--- What you have to do ---
Copy out all lines carrying the word "React".

--- Input ---
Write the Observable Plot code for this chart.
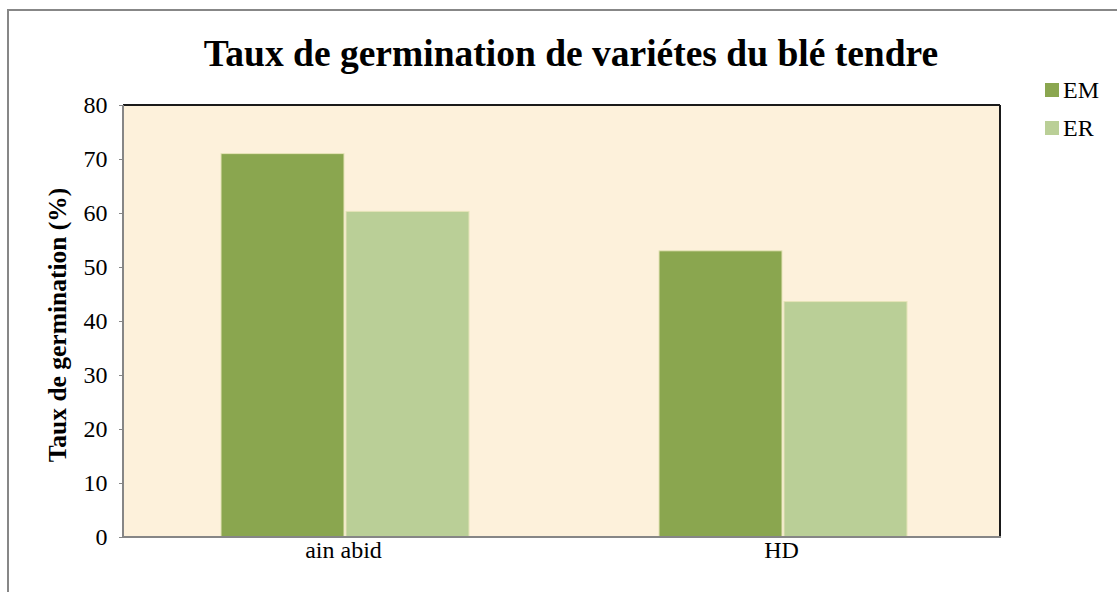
<!DOCTYPE html>
<html>
<head>
<meta charset="utf-8">
<script src="https://cdn.jsdelivr.net/npm/d3@7"></script>
<script src="https://cdn.jsdelivr.net/npm/@observablehq/plot@0.6"></script>
<style>
  html, body { margin: 0; padding: 0; background: #fff; overflow: hidden; }
  #wrap { position: relative; width: 1117px; height: 592px; font-family: "Liberation Serif", "Times New Roman", serif; }
  #outer { position: absolute; left: 7px; top: 9px; width: 2000px; height: 2000px; border-left: 2px solid #878787; border-top: 2px solid #878787; }
  #title { position: absolute; left: 0; width: 1142px; top: 32px; text-align: center; font-weight: bold; font-size: 37.5px; color: #000; white-space: nowrap; }
  #ylabel { position: absolute; left: 58px; top: 325px; transform: translate(-50%, -50%) rotate(-90deg); font-weight: bold; font-size: 25.5px; white-space: nowrap; color: #000; }
  #legend { position: absolute; left: 1045px; top: 71px; font-size: 24px; color: #000; }
  #legend .item { display: flex; align-items: center; height: 38px; }
  #legend .sw { width: 14px; height: 14px; margin-right: 4px; }
  #chart svg text { fill: #000; }
</style>
</head>
<body>
<div id="wrap">
  <div id="outer"></div>
  <div id="chart"></div>
  <div id="title"></div>
  <div id="ylabel"></div>
  <div id="legend"></div>
</div>
<script>
const title = "Taux de germination de variétes du blé tendre";
const yLabel = "Taux de germination (%)";
const categories = ["ain abid", "HD"];
const series = ["EM", "ER"];
const valuesEM = [71, 53];
const valuesER = [60.3, 43.6];
const yTicks = [0, 10, 20, 30, 40, 50, 60, 70, 80];
const colors = ["#8AA64F", "#BACF97"];

const data = [];
categories.forEach((c, i) => {
  data.push({cat: c, series: "EM", value: valuesEM[i]});
  data.push({cat: c, series: "ER", value: valuesER[i]});
});

const W = 1117, H = 592, ML = 123, MR = 117, MT = 105, MB = 55;

const chart = Plot.plot({
  width: W, height: H,
  marginLeft: ML, marginRight: MR, marginTop: MT, marginBottom: MB,
  style: { fontFamily: "'Liberation Serif', 'Times New Roman', serif", fontSize: "24px", color: "#868686", background: "transparent", overflow: "visible" },
  fx: { domain: categories, padding: 0, label: null, axis: "bottom", tickSize: 0, tickPadding: 3 },
  x: { domain: series, paddingInner: 0.016, paddingOuter: 0.75, align: 0.51, axis: null },
  y: { domain: [0, 80], ticks: yTicks, tickSize: 5, tickPadding: 12, label: null },
  color: { domain: series, range: colors },
  marks: [
    Plot.barY(data, { fx: "cat", x: "series", y: "value", fill: "series", stroke: "#E6E4B8", strokeWidth: 1 })
  ]
});
document.getElementById("chart").appendChild(chart);

// plot area background and outline
const svg = d3.select(chart);
const ys = chart.scale("y");
const yTop = ys.apply(80), yBot = ys.apply(0);
const xL = ML, xR = W - MR;
svg.insert("rect", ":first-child")
  .attr("x", xL).attr("y", yTop).attr("width", xR - xL).attr("height", yBot - yTop)
  .attr("fill", "#FDF1DB");
const g = svg.append("g");
g.append("line").attr("x1", xL).attr("x2", xR).attr("y1", yTop).attr("y2", yTop).attr("stroke", "#1a1a1a").attr("stroke-width", 2);
g.append("line").attr("x1", xR).attr("x2", xR).attr("y1", yTop).attr("y2", yBot).attr("stroke", "#1a1a1a").attr("stroke-width", 2);
g.append("line").attr("x1", xL).attr("x2", xL).attr("y1", yTop).attr("y2", yBot).attr("stroke", "#868686").attr("stroke-width", 2);
g.append("line").attr("x1", xL - 1).attr("x2", xR + 1).attr("y1", yBot).attr("y2", yBot).attr("stroke", "#868686").attr("stroke-width", 2);

document.getElementById("title").textContent = title;
document.getElementById("ylabel").textContent = yLabel;
const leg = document.getElementById("legend");
series.forEach((s, i) => {
  const it = document.createElement("div");
  it.className = "item";
  const sw = document.createElement("div");
  sw.className = "sw";
  sw.style.background = colors[i];
  const t = document.createElement("span");
  t.textContent = s;
  it.appendChild(sw); it.appendChild(t);
  leg.appendChild(it);
});
</script>
</body>
</html>
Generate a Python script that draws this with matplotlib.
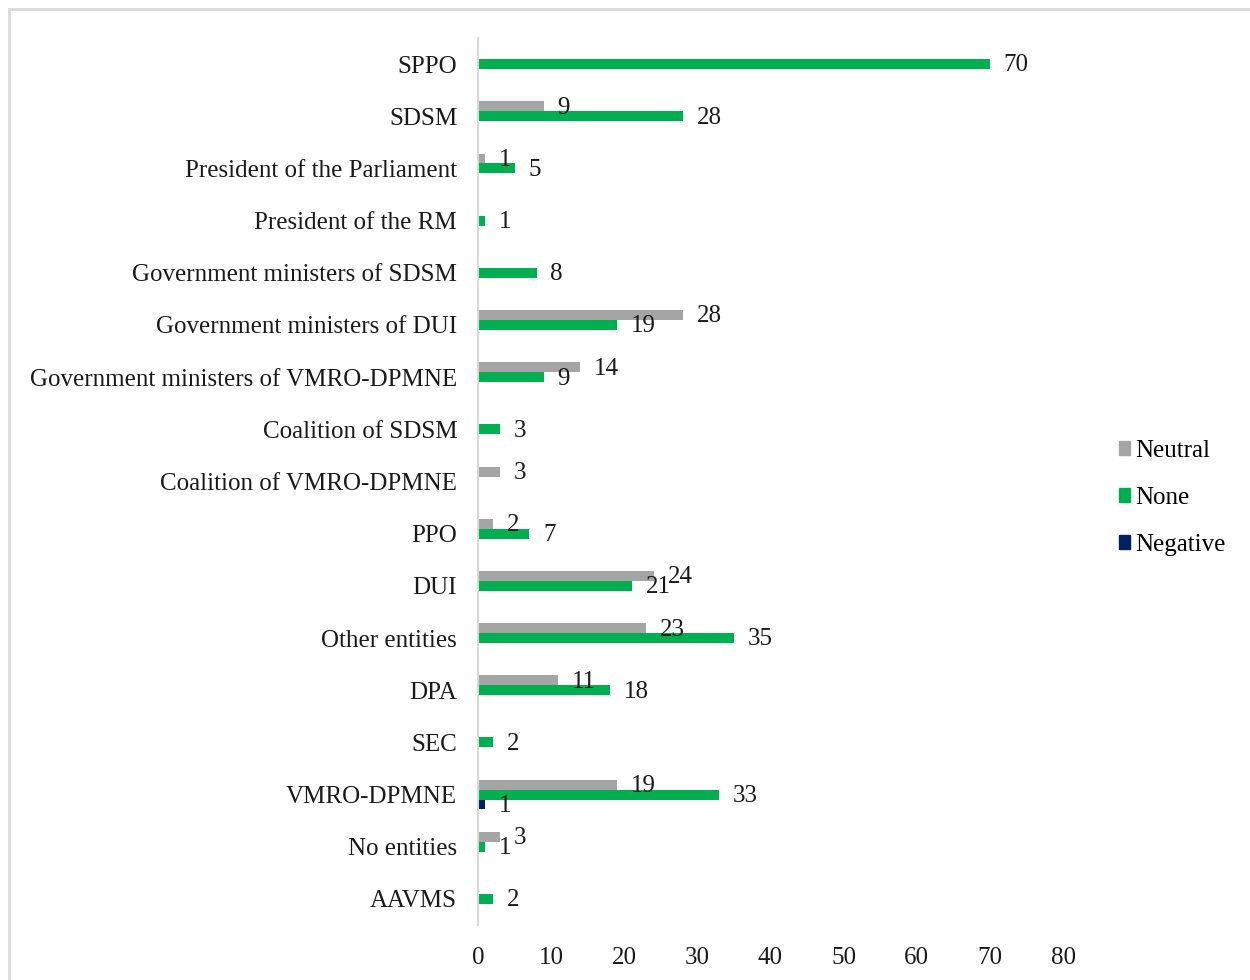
import matplotlib
matplotlib.use("Agg")
import matplotlib.pyplot as plt
from matplotlib.patches import Patch, Rectangle
import numpy as np

plt.rcParams['font.family'] = ['Liberation Serif', 'DejaVu Serif']

categories = ["SPPO", "SDSM", "President of the Parliament", "President of the RM",
              "Government ministers of SDSM", "Government ministers of DUI",
              "Government ministers of VMRO-DPMNE", "Coalition of SDSM",
              "Coalition of VMRO-DPMNE", "PPO", "DUI", "Other entities", "DPA",
              "SEC", "VMRO-DPMNE", "No entities", "AAVMS"]
neutral = [0, 9, 1, 0, 0, 28, 14, 0, 3, 2, 24, 23, 11, 0, 19, 3, 0]
none_ = [70, 28, 5, 1, 8, 19, 9, 3, 0, 7, 21, 35, 18, 2, 33, 1, 2]
negative = [0, 0, 0, 0, 0, 0, 0, 0, 0, 0, 0, 0, 0, 0, 1, 0, 0]
xticks = [0, 10, 20, 30, 40, 50, 60, 70, 80]

series = [("Neutral", neutral, "#A5A5A5", -0.19),
          ("None", none_, "#00B050", 0.0),
          ("Negative", negative, "#002060", 0.19)]

FS = 18
TC = "#1a1a1a"
fig = plt.figure(figsize=(12.5, 9.8), dpi=100)
fig.patches.append(Rectangle((9/1250, -0.01), 1.2, 1 - 9/980 + 0.01, transform=fig.transFigure,
                             fill=False, edgecolor="#D9D9D9", linewidth=2))
ax = fig.add_axes([478/1250, 1 - 925/980, (1063 - 478)/1250, (925 - 38)/980])

y = np.arange(len(categories))
bh = 0.19
for name, vals, color, off in series:
    ax.barh(y + off, vals, height=bh, color=color, label=name)
    for yi, v in zip(y, vals):
        if v:
            ax.annotate(str(v), xy=(v, yi + off), xytext=(10, -1), textcoords="offset points",
                        ha="left", va="center", fontsize=FS, color=TC)

ax.set_ylim(len(categories) - 0.5, -0.5)
ax.set_xlim(0, 80)
ax.set_xticks(xticks)
ax.set_yticks(y)
ax.set_yticklabels(categories, fontsize=FS, color=TC)
ax.tick_params(axis="x", length=0, pad=16, labelsize=FS, labelcolor=TC)
ax.tick_params(axis="y", length=0, pad=15)
for s in ["top", "right", "bottom"]:
    ax.spines[s].set_visible(False)
ax.spines["left"].set_color("#D9D9D9")
ax.spines["left"].set_linewidth(1.5)

handles = [Patch(color=c, label=n) for n, _, c, _ in series]
fig.legend(handles=handles, loc="center left", bbox_to_anchor=(1106/1250, 1 - 498/980),
           frameon=False, fontsize=FS, handlelength=0.45, handleheight=0.45,
           handletextpad=0.2, labelspacing=1.0, borderpad=0)

fig.savefig("out.png", dpi=100)
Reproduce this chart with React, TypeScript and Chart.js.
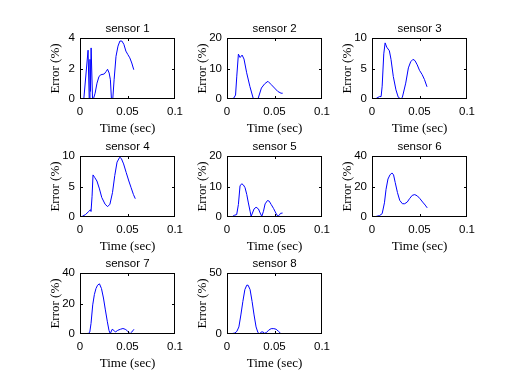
import React, { useEffect, useRef } from "react";
import { Chart, registerables } from "chart.js";

Chart.register(...registerables);

// ---- data (time in sec, error in %) ----
const s1Time = [0, 0.004, 0.0085, 0.0097, 0.0105, 0.011, 0.0117, 0.0132, 0.0141, 0.0159, 0.0179, 0.02, 0.022, 0.0255, 0.0276, 0.029, 0.0307, 0.032, 0.0331, 0.0345, 0.0359, 0.0379, 0.04, 0.042, 0.0441, 0.0462, 0.0483, 0.0503, 0.0524, 0.0545, 0.0566];
const s1Error = [0, 0, 3.2, 0, 2.6, 0.5, 3.35, 0, 0, 0.38, 1.04, 1.48, 1.59, 1.64, 1.81, 1.95, 1.7, 1.26, 0, 0, 1.26, 2.8, 3.47, 3.8, 3.8, 3.58, 3.14, 2.92, 2.7, 2.36, 1.92];

const s2Time = [0, 0.0069, 0.009, 0.0103, 0.012, 0.0138, 0.0159, 0.0179, 0.0207, 0.0241, 0.0276, 0.031, 0.0328, 0.0362, 0.0397, 0.0431, 0.0466, 0.05, 0.0534, 0.0569, 0.0586];
const s2Error = [0, 0.2, 1.3, 7.5, 14.7, 13.6, 14.4, 13.1, 8.6, 4.1, 0.2, 0, 0.2, 3.6, 5.0, 5.8, 4.7, 3.6, 2.5, 1.9, 1.9];

const s3Time = [0, 0.0045, 0.0079, 0.0096, 0.0107, 0.0124, 0.0138, 0.0155, 0.0183, 0.02, 0.0224, 0.0252, 0.0276, 0.0303, 0.032, 0.0355, 0.0383, 0.0407, 0.0431, 0.0452, 0.0476, 0.05, 0.0528, 0.0552, 0.0579];
const s3Error = [0, 0.1, 0.4, 0.4, 2.1, 7.4, 9.2, 8.5, 7.9, 6.5, 3.7, 1.5, 0.3, 0, 0.3, 2.6, 5.1, 6.1, 6.5, 6.3, 5.6, 4.7, 4.0, 3.2, 2.0];

const s4Time = [0, 0.0024, 0.0058, 0.0092, 0.011, 0.0116, 0.0127, 0.0137, 0.0154, 0.0178, 0.0205, 0.0229, 0.0264, 0.0291, 0.0315, 0.0342, 0.0366, 0.039, 0.0418, 0.0435, 0.0459, 0.0486, 0.0514, 0.0538, 0.0562, 0.0582];
const s4Error = [0, 0.1, 0.4, 0.9, 1.2, 0.9, 3.4, 6.9, 6.5, 5.9, 4.6, 3.2, 2.1, 1.7, 2.1, 4.0, 6.8, 9.0, 9.8, 9.6, 8.7, 7.3, 5.9, 4.8, 3.7, 3.0];

const s5Time = [0, 0.0049, 0.0077, 0.0102, 0.012, 0.0137, 0.0155, 0.0173, 0.019, 0.0208, 0.0225, 0.0243, 0.0254, 0.0268, 0.0285, 0.0306, 0.0331, 0.0349, 0.0366, 0.0384, 0.0401, 0.0426, 0.0444, 0.0465, 0.049, 0.0514, 0.0535, 0.0549, 0.0563, 0.0585];
const s5Error = [0, 0, 0.55, 0.8, 4.1, 10.2, 10.9, 10.5, 9.6, 7.4, 4.6, 1.9, 0.2, 1.3, 2.65, 3.2, 2.65, 1.3, 0.2, 1.9, 4.3, 5.4, 5.2, 4.1, 2.8, 1.3, 0.2, 0.55, 1.2, 1.3];

const s6Time = [0, 0.0045, 0.0079, 0.0107, 0.0131, 0.0148, 0.0168, 0.0189, 0.021, 0.0227, 0.0244, 0.0268, 0.0292, 0.032, 0.0344, 0.0371, 0.0395, 0.0423, 0.045, 0.0478, 0.0505, 0.0533, 0.056, 0.0581];
const s6Error = [0, 0.4, 0.9, 2.2, 9.3, 18.2, 24.9, 27.6, 28.9, 27.6, 22.7, 16, 10.9, 8.7, 8.7, 9.8, 12, 14.2, 14.7, 13.8, 12, 9.8, 7.8, 6.0];

const s7Time = [0, 0.0048, 0.0089, 0.0103, 0.0116, 0.0134, 0.0151, 0.0168, 0.0185, 0.0205, 0.0226, 0.0247, 0.0267, 0.0288, 0.0305, 0.0318, 0.0339, 0.0356, 0.0373, 0.0397, 0.0425, 0.0452, 0.0476, 0.0493, 0.051, 0.0527, 0.0545, 0.0568];
const s7Error = [0, 0.2, 0.4, 1.3, 6.9, 19.1, 25.8, 29.8, 32, 32.9, 29.8, 23.6, 15.8, 8, 2.4, 0.2, 3.1, 2.4, 1.3, 2.4, 3.1, 3.6, 3.1, 2.4, 1.3, 0.2, 1.3, 3.1];

const s8Time = [0, 0.0049, 0.0083, 0.0104, 0.0125, 0.0146, 0.0167, 0.0188, 0.0208, 0.0222, 0.0243, 0.0264, 0.0285, 0.0306, 0.0326, 0.0344, 0.0361, 0.0378, 0.0396, 0.0413, 0.0438, 0.0465, 0.0493, 0.0517, 0.0542, 0.0563, 0.0576];
const s8Error = [0, 0.3, 0.8, 2.2, 5.8, 15.6, 26.7, 36.4, 40, 40, 36.4, 26.7, 15.6, 5.8, 1.1, 0, 1.7, 1.7, 0.6, 1.1, 3.1, 4.4, 4.4, 3.9, 2.2, 0.6, 0];

const sensorTitles = ["sensor 1", "sensor 2", "sensor 3", "sensor 4", "sensor 5", "sensor 6", "sensor 7", "sensor 8"];
const timeSeries = [s1Time, s2Time, s3Time, s4Time, s5Time, s6Time, s7Time, s8Time];
const errorSeries = [s1Error, s2Error, s3Error, s4Error, s5Error, s6Error, s7Error, s8Error];
const xTicks = [0, 0.05, 0.1];
const yTicks = [
  [0, 2, 4],
  [0, 10, 20],
  [0, 5, 10],
  [0, 5, 10],
  [0, 10, 20],
  [0, 20, 40],
  [0, 20, 40],
  [0, 50],
];
const xLabel = "Time (sec)";
const yLabel = "Error (%)";

// ---- layout ----
const COL_LEFT = [80, 227, 372];
const ROW_TOP = [38, 156, 273];
const BOX_W = 97;
const BOX_H = 61;
const Y_AXIS_W = 32;
const X_AXIS_H = 37;
const TOP_H = 22;
const RIGHT_PAD = 12;
const CANVAS_W = Y_AXIS_W + BOX_W + RIGHT_PAD;
const CANVAS_H = TOP_H + BOX_H + X_AXIS_H;

const SANS = "'Liberation Sans', Arial, Helvetica, sans-serif";
const SERIF = "'Liberation Serif', 'Times New Roman', serif";

const framePlugin = {
  id: "matlabFrame",
  afterDraw(chart: any) {
    const { ctx, chartArea: a, scales } = chart;
    const x = scales.x;
    const y = scales.y;
    ctx.save();
    ctx.strokeStyle = "#000";
    ctx.lineWidth = 1;
    ctx.strokeRect(a.left + 0.5, a.top + 0.5, a.right - a.left - 1, a.bottom - a.top - 1);
    const L = 3;
    ctx.beginPath();
    x.ticks.forEach((t: any) => {
      let px = Math.round(x.getPixelForValue(t.value)) + 0.5;
      px = Math.min(Math.max(px, a.left + 0.5), a.right - 0.5);
      ctx.moveTo(px, a.bottom);
      ctx.lineTo(px, a.bottom - L);
      ctx.moveTo(px, a.top);
      ctx.lineTo(px, a.top + L);
    });
    y.ticks.forEach((t: any) => {
      let py = Math.round(y.getPixelForValue(t.value)) + 0.5;
      py = Math.min(Math.max(py, a.top + 0.5), a.bottom - 0.5);
      ctx.moveTo(a.left, py);
      ctx.lineTo(a.left + L, py);
      ctx.moveTo(a.right, py);
      ctx.lineTo(a.right - L, py);
    });
    ctx.stroke();
    ctx.restore();
  },
};

function SubPlot({ index }: { index: number }) {
  const ref = useRef<HTMLCanvasElement>(null);
  useEffect(() => {
    const canvas = ref.current;
    if (!canvas) return;
    const t = timeSeries[index];
    const e = errorSeries[index];
    const yt = yTicks[index];
    const chart = new Chart(canvas, {
      type: "line",
      data: {
        datasets: [
          {
            data: t.map((tv, i) => ({ x: tv, y: e[i] })),
            borderColor: "#0000ff",
            borderWidth: 1,
            pointRadius: 0,
            tension: 0,
            fill: false,
          },
        ],
      },
      options: {
        animation: false,
        responsive: false,
        devicePixelRatio: 1,
        layout: { padding: { left: 0, right: RIGHT_PAD, top: 0, bottom: 0 } },
        plugins: {
          legend: { display: false },
          tooltip: { enabled: false },
          title: {
            display: true,
            text: sensorTitles[index],
            color: "#000",
            fullSize: false,
            font: { family: SANS, size: 11.5, weight: "normal", lineHeight: 1.2 },
            padding: { top: 5.6, bottom: 2.6 },
          },
        },
        scales: {
          x: {
            type: "linear",
            min: 0,
            max: 0.1,
            afterBuildTicks: (s: any) => {
              s.ticks = xTicks.map((v) => ({ value: v }));
            },
            afterFit: (s: any) => {
              s.height = X_AXIS_H;
            },
            grid: { display: false, drawTicks: false },
            border: { display: false },
            ticks: {
              color: "#000",
              padding: 6,
              maxRotation: 0,
              autoSkip: false,
              font: { family: SANS, size: 11.5 },
              callback: (v: any) => String(v),
            },
            title: {
              display: true,
              text: xLabel,
              color: "#000",
              padding: 0,
              font: { family: SERIF, size: 13, weight: "normal", lineHeight: 1.2 },
            },
          },
          y: {
            type: "linear",
            min: 0,
            max: yt[yt.length - 1],
            afterBuildTicks: (s: any) => {
              s.ticks = yt.map((v) => ({ value: v }));
            },
            afterFit: (s: any) => {
              s.width = Y_AXIS_W;
            },
            grid: { display: false, drawTicks: false },
            border: { display: false },
            ticks: {
              color: "#000",
              padding: 5,
              autoSkip: false,
              font: { family: SANS, size: 11.5 },
              callback: (v: any) => String(v),
            },
            title: {
              display: true,
              text: yLabel,
              color: "#000",
              padding: 0,
              font: { family: SERIF, size: 13, weight: "normal", lineHeight: 1.2 },
            },
          },
        },
      },
      plugins: [framePlugin],
    } as any);
    return () => chart.destroy();
  }, [index]);

  const col = index % 3;
  const row = Math.floor(index / 3);
  return (
    <canvas
      ref={ref}
      width={CANVAS_W}
      height={CANVAS_H}
      style={{
        position: "absolute",
        left: COL_LEFT[col] - Y_AXIS_W,
        top: ROW_TOP[row] - TOP_H,
        width: CANVAS_W,
        height: CANVAS_H,
      }}
    />
  );
}

export default function App() {
  return (
    <div
      style={{
        position: "fixed",
        left: 0,
        top: 0,
        width: 523,
        height: 374,
        background: "#fff",
        overflow: "hidden",
      }}
    >
      {sensorTitles.map((_, i) => (
        <SubPlot key={i} index={i} />
      ))}
    </div>
  );
}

--- Final result ---
Reproduce this chart with React, TypeScript and Chart.js.
import React, { useEffect, useRef } from "react";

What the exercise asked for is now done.